Exposure Margin
Exposure margin is an additional buffer charged by NSE Clearing and ICCL on top of SPAN margin for every F&O position. It is essentially insurance against extreme moves that the SPAN scenarios may not fully capture. Together, SPAN + Exposure forms the total upfront margin a trader has to post before taking a futures or options position.
- Exposure margin is a fixed-percentage add-on charged on the notional value of an F&O position.
- Typical rates are around 3% for index F&O and 5% for stock derivatives, with adjustments for ELM in specific stocks.
- It sits on top of SPAN margin and is also recalculated daily.
- Margin pledge applies to exposure margin too, subject to the 50% cash rule.
- Higher exposure margin signals more risky underlyings — stocks with higher beta or smaller free float.
Why exposure margin exists
SPAN is excellent at calibrating margin to recent volatility, but it can underestimate tail risk in extreme events. Exposure margin is a regulator-mandated buffer designed to absorb a portion of these extreme moves. Think of it as a “co-payment” charged regardless of how favourable SPAN’s scenarios look.

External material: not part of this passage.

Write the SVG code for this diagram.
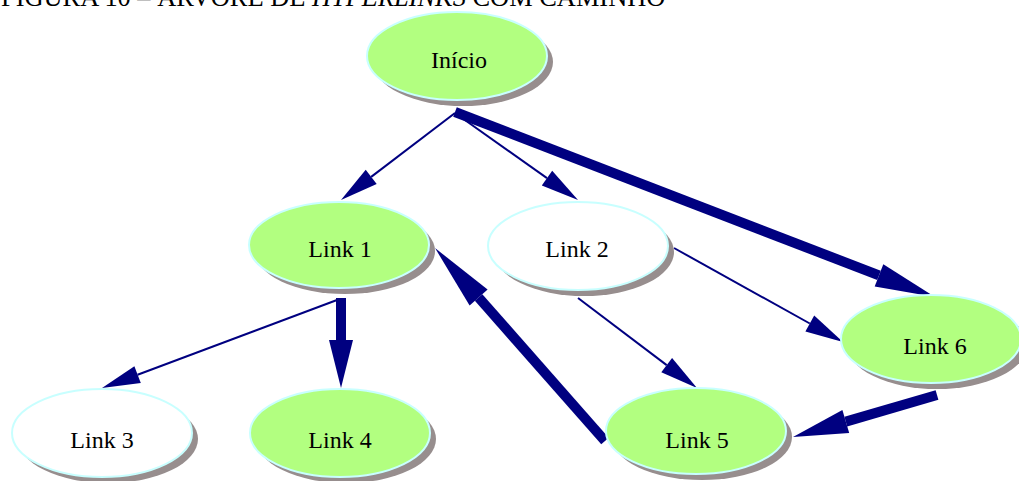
<svg xmlns="http://www.w3.org/2000/svg" width="1019" height="481" viewBox="0 0 1019 481">
<style>
.shadow{fill:#978e8e;stroke:none}
.green{fill:#b2ff80;stroke:#c8ffff;stroke-width:2}
.white{fill:#ffffff;stroke:#c8ffff;stroke-width:2}
.lbl{font-family:"Liberation Serif","Times New Roman",serif;font-size:24px;fill:#000;text-anchor:middle}
.thin{stroke:#000080;stroke-width:2;fill:none}
.thick{stroke:#000080;stroke-width:10;fill:none}
.head{fill:#000080;stroke:none}
.title{font-family:"Liberation Serif","Times New Roman",serif;font-size:26.4px;fill:#000}
</style>
<rect width="1019" height="481" fill="#ffffff"/>
<text class="title" x="1" y="6">FIGURA 10 – ÁRVORE DE <tspan font-style="italic">HYPERLINKS</tspan> COM CAMINHO</text>
<g id="connectors">
  <line class="thin" x1="455" y1="113" x2="371.2" y2="176.9"/>
  <polygon class="head" points="341,200 376.7,184.1 365.7,169.8"/>
  <line class="thin" x1="455" y1="113" x2="547" y2="178.1"/>
  <polygon class="head" points="578,200 541.8,185.4 552.2,170.8"/>
  <line class="thin" x1="674" y1="248" x2="809.8" y2="323.5"/>
  <polygon class="head" points="843,342 805.4,331.4 814.2,315.6"/>
  <line class="thin" x1="578" y1="298" x2="666.7" y2="365.1"/>
  <polygon class="head" points="697,388 661.3,372.3 672.1,357.9"/>
  <line class="thin" x1="337" y1="300" x2="137.6" y2="374.7"/>
  <polygon class="head" points="102,388 140.8,383.1 134.4,366.3"/>
  <line class="thick" x1="455" y1="112" x2="879" y2="275.4"/>
  <polygon class="head" points="935,297 874.7,286.6 883.3,264.2"/>
  <line class="thick" x1="341" y1="298" x2="341" y2="340"/>
  <polygon class="head" points="341,388 329,340 353,340"/>
  <line class="thick" x1="605" y1="441" x2="478.6" y2="297.5"/>
  <polygon class="head" points="435,248 487.6,289.6 469.6,305.4"/>
  <line class="thick" x1="937" y1="395" x2="845.8" y2="421.6"/>
  <polygon class="head" points="793,437 849.2,433.1 842.4,410.1"/>
</g>
<g id="inicio">
  <ellipse class="shadow" cx="463" cy="62" rx="90" ry="44"/>
  <ellipse class="green" cx="457" cy="56" rx="90" ry="44"/>
  <text class="lbl" x="459" y="68">Início</text>
</g>
<g id="link1">
  <ellipse class="shadow" cx="345" cy="251" rx="90" ry="43"/>
  <ellipse class="green" cx="339" cy="245" rx="90" ry="43"/>
  <text class="lbl" x="340" y="257">Link 1</text>
</g>
<g id="link2">
  <ellipse class="shadow" cx="584" cy="252" rx="90" ry="44"/>
  <ellipse class="white" cx="578" cy="246" rx="90" ry="44"/>
  <text class="lbl" x="577" y="257">Link 2</text>
</g>
<g id="link3">
  <ellipse class="shadow" cx="108" cy="439" rx="90" ry="44"/>
  <ellipse class="white" cx="102" cy="433" rx="90" ry="44"/>
  <text class="lbl" x="102" y="448">Link 3</text>
</g>
<g id="link4">
  <ellipse class="shadow" cx="346" cy="439" rx="90" ry="44"/>
  <ellipse class="green" cx="340" cy="433" rx="90" ry="44"/>
  <text class="lbl" x="340" y="448">Link 4</text>
</g>
<g id="link5">
  <ellipse class="shadow" cx="702" cy="437" rx="90" ry="43"/>
  <ellipse class="green" cx="696" cy="431" rx="90" ry="43"/>
  <text class="lbl" x="697" y="448">Link 5</text>
</g>
<g id="link6">
  <ellipse class="shadow" cx="937" cy="345" rx="90" ry="44"/>
  <ellipse class="green" cx="931" cy="339" rx="90" ry="44"/>
  <text class="lbl" x="935" y="354">Link 6</text>
</g>
</svg>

Typical exposure margin rates
| Underlying | Approximate exposure margin |
|---|---|
| Nifty 50 / Bank Nifty | ~3% of notional |
| Single-stock futures | ~5% (plus ELM in some stocks) |
| Currency F&O | ~1% (USD/INR) |
| Commodity F&O | ~5–6% depending on commodity |
Worked example
Sell one lot of Nifty futures at 22,200; lot size 25. Notional value = ₹5,55,000. Exposure margin at 3% = ₹16,650. SPAN may be around ₹70,000 to ₹90,000. Total upfront margin ≈ ₹86,650 to ₹1,06,650.
Why exposure margin can change
Exchanges increase exposure margin when they see early warning signs of volatility: sharp recent moves, news flow, upcoming events. Equity surveillance lists (ASM/GSM) often attract additional exposure margin too. Even though your position is unchanged, you might be asked for more margin overnight.

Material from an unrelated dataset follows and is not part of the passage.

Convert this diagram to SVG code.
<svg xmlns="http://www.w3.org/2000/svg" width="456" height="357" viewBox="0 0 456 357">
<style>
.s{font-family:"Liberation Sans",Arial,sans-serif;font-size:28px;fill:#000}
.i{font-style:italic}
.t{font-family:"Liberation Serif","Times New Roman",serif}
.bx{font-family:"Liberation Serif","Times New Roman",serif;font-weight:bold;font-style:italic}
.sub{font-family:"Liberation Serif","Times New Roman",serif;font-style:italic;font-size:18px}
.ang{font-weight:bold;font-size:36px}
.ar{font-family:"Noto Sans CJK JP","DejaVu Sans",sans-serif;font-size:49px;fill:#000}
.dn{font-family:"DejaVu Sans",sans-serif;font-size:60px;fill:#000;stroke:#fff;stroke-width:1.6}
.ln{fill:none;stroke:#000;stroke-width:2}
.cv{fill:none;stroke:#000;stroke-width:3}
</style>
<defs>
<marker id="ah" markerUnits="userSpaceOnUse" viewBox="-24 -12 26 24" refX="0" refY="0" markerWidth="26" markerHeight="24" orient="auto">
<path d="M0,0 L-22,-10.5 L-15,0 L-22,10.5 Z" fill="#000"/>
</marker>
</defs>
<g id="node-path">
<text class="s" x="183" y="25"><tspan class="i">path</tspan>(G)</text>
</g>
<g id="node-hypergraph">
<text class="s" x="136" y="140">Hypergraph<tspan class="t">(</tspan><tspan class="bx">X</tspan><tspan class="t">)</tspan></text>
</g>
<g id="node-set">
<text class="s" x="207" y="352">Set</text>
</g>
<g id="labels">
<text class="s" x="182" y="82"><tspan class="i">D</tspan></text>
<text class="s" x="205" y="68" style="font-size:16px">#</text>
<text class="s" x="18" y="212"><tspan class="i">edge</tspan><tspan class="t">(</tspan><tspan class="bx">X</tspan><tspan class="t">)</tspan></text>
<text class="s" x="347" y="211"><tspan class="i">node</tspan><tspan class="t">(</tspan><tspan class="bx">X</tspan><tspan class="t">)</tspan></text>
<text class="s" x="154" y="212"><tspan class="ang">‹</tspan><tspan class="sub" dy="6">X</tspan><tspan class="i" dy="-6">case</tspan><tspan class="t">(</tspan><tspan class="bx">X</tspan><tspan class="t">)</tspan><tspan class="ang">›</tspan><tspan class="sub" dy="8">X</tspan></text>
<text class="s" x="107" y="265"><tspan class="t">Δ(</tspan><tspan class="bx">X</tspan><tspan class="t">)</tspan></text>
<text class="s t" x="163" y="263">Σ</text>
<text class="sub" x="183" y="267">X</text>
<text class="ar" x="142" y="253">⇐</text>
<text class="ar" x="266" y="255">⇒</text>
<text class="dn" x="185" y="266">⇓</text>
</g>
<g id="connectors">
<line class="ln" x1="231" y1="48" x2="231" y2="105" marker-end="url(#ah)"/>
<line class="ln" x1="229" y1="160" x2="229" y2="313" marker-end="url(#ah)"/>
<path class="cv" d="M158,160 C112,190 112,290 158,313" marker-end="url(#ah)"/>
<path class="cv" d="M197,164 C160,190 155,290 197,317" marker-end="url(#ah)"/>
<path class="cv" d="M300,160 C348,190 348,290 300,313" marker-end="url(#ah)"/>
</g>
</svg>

Exposure margin and hedged positions
Unlike SPAN, exposure margin does not always offset symmetrically across hedged legs. A long-short pair benefits from SPAN reductions but exposure margin is usually applied independently to each leg. This is why deeply hedged strategies have lower total margin but a relatively higher share of exposure margin.
Practical implications
- Always check both SPAN and exposure on your broker’s margin calculator before placing F&O orders.
- Maintain a buffer beyond minimum margin to absorb daily MTM and exposure changes.
- Be cautious about overnight surveillance updates — your exposure margin can suddenly increase.
Frequently asked questions
Is exposure margin the same as ELM?
No. ELM (Extreme Loss Margin) is a specific add-on applied to particular stocks; exposure margin is a broader exchange-wide buffer.
Can I pledge stocks to cover exposure margin?
Yes, subject to the SEBI 50% cash rule.
Does exposure margin reduce for option spreads?
Partially. Spread positions get some SPAN reduction; exposure margin is applied separately on each leg.
Where do I see exposure margin?
In your broker’s margin calculator or trading platform, exposure margin is shown as a separate line beside SPAN.